Bunun bir yığın nedeni vardır.
Birini söyleyeyim size…
Yerel yönetim olsa da “yerinden” yönetim yok ülkemizde…
Hiç olmadı. Belki de hiçbir zaman olmayacak…
Sistemin arızalarından biri de budur bana sorarsanız…
O yüzden Ankara’nın resmi ve soğuk binalarını aşındırmadan-arşınlamadan hizmet gelmez kolay kolay…
Fatsa’nın gözbebeği Organize Sanayi Bölgesi nasıl kuruldu dersiniz?
Bilmeyenler için tek cümlede özetleyeyim:
Ankara’yı suyolu yaparak…
Yatağı-yorganı başkente sererek…
Bazen bir-iki kişi, bazen de heyetler kurarak…
Böyle olmaması gerekirdi ama bu şartlarda böyle olmak zorunda…
Bu memlekette; “Sandığa gittim, hükümeti seçtim. Şimdi gelsin bakalım hizmet…” diye bir şey yok ne yazık ki…
Bir başka deyişle sırt üstü yatarak hizmetin gelmesini bekleyemezsin.
Ya da çok beklersin(!)
Bu güne kadar önemli hangi hizmeti aldıysak, Fatsa olarak verdiğimiz amansız mücadelenin sonucudur.
Bundan emin olun…
Bizi bu anlamsız zorluklara sürükleyen hükumetler mi yoksa bürokrasi mi?
Sistemden dolayı belki hiçbiri…
Belki de her ikisi…
Kim bilir; belki bütün toplum…
Ama bir gerçek var ki; o da Ankara’dan hizmet almanın zor olduğudur.
Bize bu zorlukları reva görenlerin statükocu zihniyetleridir.
Siyasetçi Fatsa’ya gelir ve ballandıra ballandıra her hangi bir proje anlatır.
Ne der mesela? Hemen söyleyeyim:
“Fatsa Çevre Yolu bir zarurettir. En kısa sürede hayata geçireceğiz”
“Güzergâhında Fatsa’nın da bulunduğu Samsun-Sarp arasına demiryolu döşeyeceğiz. Fizibilite çalışmaları neredeyse bitti.”

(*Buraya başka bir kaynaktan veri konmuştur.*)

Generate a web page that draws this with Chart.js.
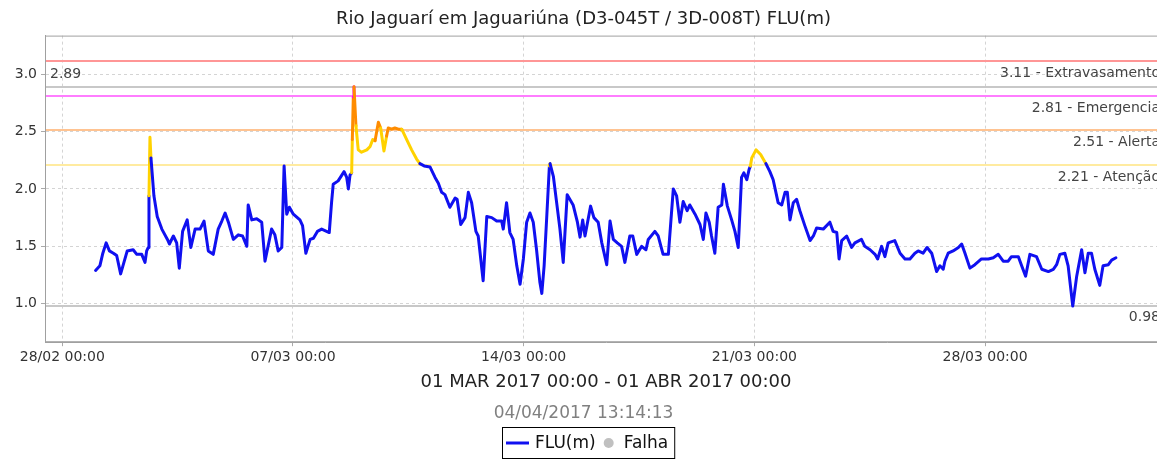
<!DOCTYPE html>
<html>
<head>
<meta charset="utf-8">
<script src="https://cdn.jsdelivr.net/npm/chart.js@4/dist/chart.umd.min.js"></script>
<style>
  body { margin: 0; overflow: hidden; background: #fff; }
  #wrap { width: 1176px; height: 459px; }
</style>
</head>
<body>
<div id="wrap"><canvas id="flu-chart" width="1176" height="459"></canvas></div>
<script>
// dias contados a partir de 28/02 00:00
const dayOffsets = [
  1.01, 1.14, 1.23, 1.33, 1.43, 1.55, 1.65, 1.77, 1.87, 1.97, 2.15, 2.26, 2.41, 2.51, 2.56, 2.61,
  2.63, 2.66, 2.69, 2.78, 2.88, 3.02, 3.19, 3.25, 3.37, 3.47, 3.55, 3.65, 3.79, 3.90, 4.03, 4.18,
  4.30, 4.43, 4.58, 4.73, 4.84, 4.94, 5.04, 5.19, 5.34, 5.47, 5.60, 5.64, 5.75, 5.90, 6.05, 6.15,
  6.35, 6.45, 6.55, 6.66, 6.73, 6.81, 6.89, 7.01, 7.21, 7.29, 7.39, 7.52, 7.62, 7.74, 7.87, 8.10,
  8.17, 8.22, 8.37, 8.55, 8.63, 8.68, 8.73, 8.78, 8.80, 8.83, 8.85, 8.87, 8.91, 8.98, 9.08, 9.24,
  9.34, 9.42, 9.49, 9.59, 9.66, 9.76, 9.84, 9.89, 9.99, 10.09, 10.20, 10.30, 10.45, 10.60, 10.75, 10.85,
  10.98, 11.16, 11.31, 11.41, 11.51, 11.61, 11.76, 11.92, 11.98, 12.09, 12.22, 12.32, 12.42, 12.55, 12.62, 12.77,
  12.88, 13.03, 13.18, 13.33, 13.38, 13.48, 13.58, 13.68, 13.79, 13.89, 13.99, 14.09, 14.19, 14.29, 14.39, 14.49,
  14.55, 14.62, 14.70, 14.78, 14.80, 14.90, 15.00, 15.10, 15.20, 15.32, 15.50, 15.63, 15.71, 15.79, 15.86, 16.03,
  16.13, 16.26, 16.37, 16.52, 16.62, 16.72, 16.84, 16.97, 17.07, 17.22, 17.31, 17.43, 17.58, 17.71, 17.78, 17.98,
  18.08, 18.23, 18.39, 18.54, 18.64, 18.74, 18.84, 18.96, 19.04, 19.20, 19.35, 19.45, 19.53, 19.63, 19.70, 19.80,
  19.90, 20.01, 20.06, 20.18, 20.31, 20.41, 20.51, 20.61, 20.68, 20.77, 20.84, 20.88, 20.92, 21.05, 21.19, 21.35,
  21.47, 21.57, 21.72, 21.83, 21.93, 22.00, 22.08, 22.18, 22.28, 22.38, 22.53, 22.69, 22.79, 22.89, 23.09, 23.29,
  23.39, 23.50, 23.57, 23.65, 23.80, 23.95, 24.05, 24.25, 24.35, 24.51, 24.66, 24.74, 24.86, 24.96, 25.06, 25.26,
  25.42, 25.57, 25.72, 25.87, 25.97, 26.12, 26.24, 26.38, 26.53, 26.63, 26.73, 26.78, 26.88, 27.03, 27.19, 27.29,
  27.39, 27.54, 27.69, 27.89, 28.10, 28.25, 28.40, 28.55, 28.70, 28.80, 29.01, 29.11, 29.23, 29.36, 29.56, 29.72,
  29.92, 30.07, 30.17, 30.27, 30.42, 30.52, 30.66, 30.78, 30.93, 31.03, 31.13, 31.23, 31.33, 31.48, 31.58, 31.74,
  31.84, 31.97
];
const fluLevels = [
  1.29, 1.33, 1.44, 1.53, 1.46, 1.44, 1.42, 1.26, 1.36, 1.46, 1.47, 1.43, 1.43, 1.36, 1.46, 1.49,
  1.94, 2.45, 2.27, 1.94, 1.76, 1.65, 1.56, 1.52, 1.59, 1.53, 1.31, 1.63, 1.73, 1.49, 1.65, 1.65,
  1.72, 1.46, 1.43, 1.65, 1.72, 1.79, 1.71, 1.56, 1.60, 1.59, 1.50, 1.86, 1.73, 1.74, 1.71, 1.37,
  1.65, 1.60, 1.46, 1.49, 2.20, 1.78, 1.84, 1.78, 1.73, 1.68, 1.44, 1.56, 1.57, 1.63, 1.65, 1.62,
  1.88, 2.04, 2.07, 2.15, 2.10, 2.00, 2.12, 2.14, 2.43, 2.80, 2.89, 2.78, 2.55, 2.34, 2.32, 2.34,
  2.37, 2.43, 2.42, 2.58, 2.53, 2.33, 2.46, 2.53, 2.52, 2.53, 2.52, 2.52, 2.43, 2.34, 2.26, 2.22,
  2.20, 2.19, 2.10, 2.05, 1.97, 1.95, 1.84, 1.92, 1.91, 1.69, 1.75, 1.97, 1.88, 1.63, 1.59, 1.20,
  1.76, 1.75, 1.72, 1.72, 1.65, 1.88, 1.62, 1.56, 1.33, 1.17, 1.39, 1.71, 1.79, 1.71, 1.47, 1.19,
  1.09, 1.33, 1.76, 2.20, 2.22, 2.11, 1.88, 1.65, 1.36, 1.95, 1.86, 1.71, 1.58, 1.73, 1.59, 1.85,
  1.75, 1.71, 1.53, 1.34, 1.72, 1.56, 1.53, 1.50, 1.36, 1.59, 1.59, 1.43, 1.50, 1.47, 1.56, 1.63,
  1.59, 1.43, 1.43, 2.00, 1.94, 1.71, 1.89, 1.81, 1.86, 1.78, 1.69, 1.56, 1.79, 1.71, 1.59, 1.44,
  1.84, 1.86, 2.04, 1.85, 1.73, 1.63, 1.49, 2.10, 2.14, 2.08, 2.17, 2.20, 2.27, 2.34, 2.30, 2.22,
  2.15, 2.08, 1.88, 1.86, 1.97, 1.97, 1.73, 1.88, 1.91, 1.81, 1.68, 1.55, 1.59, 1.66, 1.65, 1.71,
  1.63, 1.62, 1.39, 1.55, 1.59, 1.49, 1.53, 1.56, 1.50, 1.47, 1.43, 1.39, 1.50, 1.41, 1.53, 1.55,
  1.44, 1.39, 1.39, 1.44, 1.46, 1.44, 1.49, 1.44, 1.28, 1.33, 1.30, 1.37, 1.44, 1.46, 1.49, 1.52,
  1.44, 1.31, 1.34, 1.39, 1.39, 1.40, 1.43, 1.37, 1.37, 1.41, 1.41, 1.33, 1.24, 1.43, 1.41, 1.30,
  1.28, 1.30, 1.34, 1.43, 1.44, 1.33, 0.98, 1.24, 1.47, 1.27, 1.44, 1.44, 1.30, 1.16, 1.33, 1.34,
  1.38, 1.40
];

// cotas de referência
const levelValues = [3.11, 2.81, 2.51, 2.21];
const levelNames = ['Extravasamento', 'Emergencia', 'Alerta', 'Atenção'];
const levelLineColors = ['rgb(255,150,150)', 'rgb(255,125,255)', 'rgb(255,195,145)', 'rgb(255,235,160)'];
const levelSeriesColors = ['#ff00ff', '#ff00ff', '#ff8c00', '#ffd200'];
const normalColor = '#1010f0';

const xTickDays = [0, 7, 14, 21, 28];
const xTickLabels = ['28/02 00:00', '07/03 00:00', '14/03 00:00', '21/03 00:00', '28/03 00:00'];
const yTickValues = [1.0, 1.5, 2.0, 2.5, 3.0];

const maxLevel = Math.max(...fluLevels);
const minLevel = Math.min(...fluLevels);

function colorForLevel(v) {
  for (let i = 0; i < levelValues.length; i++) {
    if (v >= levelValues[i]) return levelSeriesColors[i];
  }
  return normalColor;
}

const FONT = '"DejaVu Sans", sans-serif';

// linhas de cota, max/min e moldura da área do gráfico
const levelLines = {
  id: "levelLines",
  beforeDatasetsDraw(chart) {
    const { ctx, chartArea: a, scales } = chart;
    const y = scales.y;
    ctx.save();
    ctx.lineWidth = 2;
    ctx.font = "14px " + FONT;
    ctx.fillStyle = "#444";
    ctx.textBaseline = "middle";

    const hline = (v, color) => {
      const py = Math.round(y.getPixelForValue(v));
      ctx.strokeStyle = color;
      ctx.beginPath();
      ctx.moveTo(a.left, py);
      ctx.lineTo(a.right, py);
      ctx.stroke();
      return py;
    };

    levelValues.forEach((v, i) => {
      const py = hline(v, levelLineColors[i]);
      ctx.textAlign = "right";
      ctx.fillText(v.toFixed(2) + " - " + levelNames[i], a.right - 7, py + 12);
    });

    let py = hline(maxLevel, "#c8c8c8");
    ctx.textAlign = "left";
    ctx.fillText(maxLevel.toFixed(2), a.left + 5, py - 13);

    py = hline(minLevel, "#c8c8c8");
    ctx.textAlign = "right";
    ctx.fillText(minLevel.toFixed(2), a.right - 7, py + 11);

    // moldura
    ctx.lineWidth = 1;
    ctx.strokeStyle = "#a0a0a0";
    ctx.strokeRect(a.left + 0.5, a.top + 0.5, a.width - 1, a.height - 1);
    ctx.restore();
  },
};

// legenda com caixa
const boxLegend = {
  id: "boxLegend",
  afterDraw(chart) {
    const ctx = chart.ctx;
    const [flu, falha] = chart.data.datasets;
    ctx.save();
    ctx.font = "17px " + FONT;
    const w1 = ctx.measureText(flu.label).width;
    const w2 = ctx.measureText(falha.label).width;
    const total = 4 + 23 + 6 + w1 + 8 + 10 + 10 + w2 + 6;
    const left = Math.round(chart.width / 2 - total / 2);
    const top = chart.height - 32;
    const cy = top + 16;

    ctx.strokeStyle = "#000";
    ctx.lineWidth = 1;
    ctx.strokeRect(left + 0.5, top + 0.5, total, 31);

    let x = left + 4;
    ctx.strokeStyle = flu.borderColor;
    ctx.lineWidth = 3;
    ctx.beginPath();
    ctx.moveTo(x, cy);
    ctx.lineTo(x + 23, cy);
    ctx.stroke();
    x += 29;

    ctx.fillStyle = "#111";
    ctx.textBaseline = "middle";
    ctx.fillText(flu.label, x, cy + 1);
    x += w1 + 8;

    ctx.fillStyle = falha.pointBackgroundColor;
    ctx.beginPath();
    ctx.arc(x + 5, cy, 5, 0, Math.PI * 2);
    ctx.fill();
    x += 20;

    ctx.fillStyle = "#111";
    ctx.fillText(falha.label, x, cy + 1);
    ctx.restore();
  },
};

new Chart(document.getElementById("flu-chart"), {
  type: "line",
  data: {
    datasets: [
      {
        label: "FLU(m)",
        data: dayOffsets.map((d, i) => ({ x: d, y: fluLevels[i] })),
        borderColor: normalColor,
        borderWidth: 3,
        borderJoinStyle: "round",
        borderCapStyle: "round",
        pointRadius: 0,
        tension: 0,
        segment: {
          borderColor: (c) => colorForLevel(c.p1.parsed.y),
        },
      },
      {
        label: "Falha",
        data: [],
        pointBackgroundColor: "#c0c0c0",
        borderColor: "#c0c0c0",
        showLine: false,
      },
    ],
  },
  options: {
    responsive: false,
    animation: false,
    layout: { padding: { left: 0, right: 9, top: 0, bottom: 34 } },
    plugins: {
      legend: { display: false },
      tooltip: { enabled: false },
      title: {
        display: true,
        text: "Rio Jaguarí em Jaguariúna (D3-045T / 3D-008T) FLU(m)",
        color: "#222",
        font: { family: FONT, size: 18, weight: "normal" },
        padding: { top: 9, bottom: 5 },
      },
      subtitle: {
        display: true,
        position: "bottom",
        text: "04/04/2017 13:14:13",
        color: "#808080",
        font: { family: FONT, size: 17 },
        padding: { top: 8, bottom: 1 },
      },
    },
    scales: {
      x: {
        type: "linear",
        min: -0.525,
        max: 33.52,
        afterBuildTicks: (s) => {
          s.ticks = xTickDays.map((v) => ({ value: v }));
        },
        ticks: {
          color: "#333",
          font: { family: FONT, size: 14 },
          padding: 3,
          maxRotation: 0,
          autoSkip: false,
          callback: (v) => xTickLabels[xTickDays.indexOf(v)],
        },
        grid: { color: "#d4d4d4", tickLength: 4, tickColor: "#aaa" },
        border: { color: "#a0a0a0", dash: [3, 3] },
        title: {
          display: true,
          text: "01 MAR 2017 00:00 - 01 ABR 2017 00:00",
          color: "#222",
          font: { family: FONT, size: 18 },
          padding: { top: 3, bottom: 2 },
        },
      },
      y: {
        min: 0.665,
        max: 3.335,
        afterBuildTicks: (s) => {
          s.ticks = yTickValues.map((v) => ({ value: v }));
        },
        afterFit: (s) => {
          s.width = 45;
        },
        ticks: {
          color: "#333",
          font: { family: FONT, size: 14 },
          padding: 4,
          callback: (v) => v.toFixed(1),
        },
        grid: { color: "#d4d4d4", tickLength: 4, tickColor: "#aaa" },
        border: { color: "#a0a0a0", dash: [3, 3] },
      },
    },
  },
  plugins: [levelLines, boxLegend],
});
</script>
</body>
</html>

“Eski çöplük alana millet bahçesi, Evkaf Mahallesi’ne de kentsel dönüşüm yapacağız” vs. vs.
Bu açıklamaları yaparlar ve giderler.
Sadece giderler.
Sonra biz burada günler, aylar ve çok defa yıllarca o projeleri konuşur dururuz.
Basınıyla, esnafıyla, iş çevresiyle velhasıl topyekûn vatandaşıyla hararetli tartışmalar yaşarız.
Sözü verilen hizmetler “gelecek” veya “gelmeyecek” diye papatya falları açarız.
Ve siyasilerin yaptığı bu tür açıklamalar her nedense hep seçim arifesine denk gelir.
Neden acaba?
Şark kurnazlığına bundan daha nefis bir örnek olabilir mi?
Tam bu noktada Fatsa adına sormak isterim:
Söz verdiğinize göre kaynak nerede?
Kaynak yok idiyse neden söz verdiniz?
Kırk elli yıl öncesinin siyasileri gibi yapacaksanız sizin farkınız nerede kaldı?
Malum; o dönemin siyasileri miting meydanlarında; “Kim size bir veriyorsa, ben iki vereceğim. Düşün peşime…” diyerek en kritik seçimleri kazandılar.
Ayıplamayın ama “Rahmetli de sollardı” demek geçiyor içimden…(!)
Madem genel olarak siyasilerin durumu bu… Peki; biz neden her seferinde ikna oluyoruz?
İşin o kısmı bir başka muamma zaten…
Demem o ki; böylesi kaygan bir zeminde hizmet almamız için yine yollara düşmeliyiz.
İçinde kaymakamın ve belediye başkanının da bulunduğu bir heyet kurarak Ankara’nın yolunu tutmalıyız.